España es el país en el que se engendraron dos novelas admirables que marcan la esencia hispana: “Vida de Lazarillo de Tormes y de sus fortunas y adversidades” y “De la vida del pícaro Guzmán de Alfarache”. Los textos suponen el reflejo de una sociedad embriagada por bribones y truhanes, educados en la holgazanería de una clase dirigente que se resiste a la modernidad que, por aquel entonces, avanzaba imparable por casi toda Europa.
La moral católica ha tenido mucho que ver en esta narcotización social. El catecismo católico enseña que nuestra salvación depende de la misericordia de Dios frente a la doctrina protestante que incita a una salvación personal a través de los méritos alcanzados en esta vida. Lo nuestro es una especie de butrón a través del cual la vagancia y las granujadas han encontrado un monumental coladero de cara al pasaporte hacia el más allá. Un incentivo para sustituir trabajo por artimaña, honradez por golfería y esfuerzo por desidia. España ha sido educada durante siglos en agudizar el ingenio y en dedicar horas de meditación con el fin de encontrar la fórmula con que sortear la ley. La picaresca es nuestra esencia y nos distingue con el adagio popular que debería de ser el lema de nuestra enseña nacional: “quien hizo la ley hizo la trampa”.
En Europa nadie se extrañó que la ministra de Educación y Ciencia alemana, Annette Schavan, tuviera que dimitir al invalidar la Universidad de Düsseldorf su título académico de doctora al haber plagiado su tesis, nada más y nada menos que 33 años antes. Este, el nuestro, sin embargo, es un país en donde la financiación ilegal de los partidos políticos no es un delito sino una infracción administrativa. Este, el nuestro, es el Estado de Guzmán de Alfarache, de Luis Roldán, de los Gürtels o de los ERES. Un país en el que nadie dimite porque ser pícaro es lo normal y forma parte de nuestra esencia. Cómo va a dimitir Camps por recibir cuatro trajes, cómo va a dimitir Ana Mato si el jaguar se lo regalaron a su marido o cómo va a dimitir Griñán si los mangantes estaban cuatro despachos distantes del suyo.
De la picaresca a la delincuencia hay una leve línea que se cruza con habitualidad y aquiescencia, incluso, en este país, con el reconocimiento popular. Por eso no es de extrañar que hayamos pasado del Lazarillo de Tormes a lo de la presunta caja B del PP, atravesando Filesa, Malesa y Time-Export, sin que nadie, en esta cosa todavía llamada España, haya presentado una puñetera dimisión.

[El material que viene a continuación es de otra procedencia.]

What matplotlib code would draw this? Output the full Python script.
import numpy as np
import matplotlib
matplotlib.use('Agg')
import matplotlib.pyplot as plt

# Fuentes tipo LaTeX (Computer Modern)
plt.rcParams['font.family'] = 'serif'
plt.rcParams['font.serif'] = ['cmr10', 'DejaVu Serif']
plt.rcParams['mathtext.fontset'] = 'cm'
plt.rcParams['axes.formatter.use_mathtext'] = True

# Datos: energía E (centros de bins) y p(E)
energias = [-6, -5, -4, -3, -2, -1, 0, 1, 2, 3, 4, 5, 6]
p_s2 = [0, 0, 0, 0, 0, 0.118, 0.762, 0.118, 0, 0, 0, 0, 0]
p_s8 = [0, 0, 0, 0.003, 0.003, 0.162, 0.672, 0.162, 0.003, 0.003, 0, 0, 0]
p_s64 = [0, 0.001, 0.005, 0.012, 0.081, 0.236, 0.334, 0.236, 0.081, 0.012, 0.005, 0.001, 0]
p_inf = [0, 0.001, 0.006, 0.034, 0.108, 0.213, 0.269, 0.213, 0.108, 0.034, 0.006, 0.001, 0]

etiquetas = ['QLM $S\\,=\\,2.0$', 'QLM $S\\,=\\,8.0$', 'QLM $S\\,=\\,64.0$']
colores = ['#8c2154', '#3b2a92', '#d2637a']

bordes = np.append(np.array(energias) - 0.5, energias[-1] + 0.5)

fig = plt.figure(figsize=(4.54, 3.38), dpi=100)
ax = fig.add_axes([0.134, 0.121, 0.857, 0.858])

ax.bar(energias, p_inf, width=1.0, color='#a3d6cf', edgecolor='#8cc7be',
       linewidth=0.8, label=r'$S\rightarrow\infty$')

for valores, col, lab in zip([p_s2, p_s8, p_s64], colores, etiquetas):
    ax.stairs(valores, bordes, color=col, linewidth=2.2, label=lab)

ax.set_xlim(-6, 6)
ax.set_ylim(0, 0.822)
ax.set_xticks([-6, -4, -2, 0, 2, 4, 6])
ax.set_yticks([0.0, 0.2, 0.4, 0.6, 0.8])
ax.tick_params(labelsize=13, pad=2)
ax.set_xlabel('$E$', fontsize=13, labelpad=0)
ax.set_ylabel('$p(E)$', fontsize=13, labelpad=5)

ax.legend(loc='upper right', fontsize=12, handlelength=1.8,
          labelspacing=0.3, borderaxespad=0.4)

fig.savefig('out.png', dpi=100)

Eso solo puede ocurrir, y es posible, en un país en el que el pícaro es un ser con prestigio social, un tío listo al que incluso se admira. En España lo normal, lo socialmente aceptado, es buscar mil y una formas de conectar, sin abonarse, el Canal Plus, llevarse productos de los grandes almacenes sin pagarlos, realizar descargas ilegales de internet, no liquidar los derechos a sus legítimos autores fotocopiando libros, localizar los radares de tráfico para sortearlos, estudiar la fórmula para no pagar impuestos o encontrar el método con que recibir una subvención que no se ajusta a nuestro perfil. Mientras esto sea así, la corrupción será el pan nuestro de cada día e, incluso, Luis Bárcenas llegará a convertirse en un héroe nacional, una especie de Torrente que terminará ascendido a los altares de la picaresca popular. Tiempo al tiempo.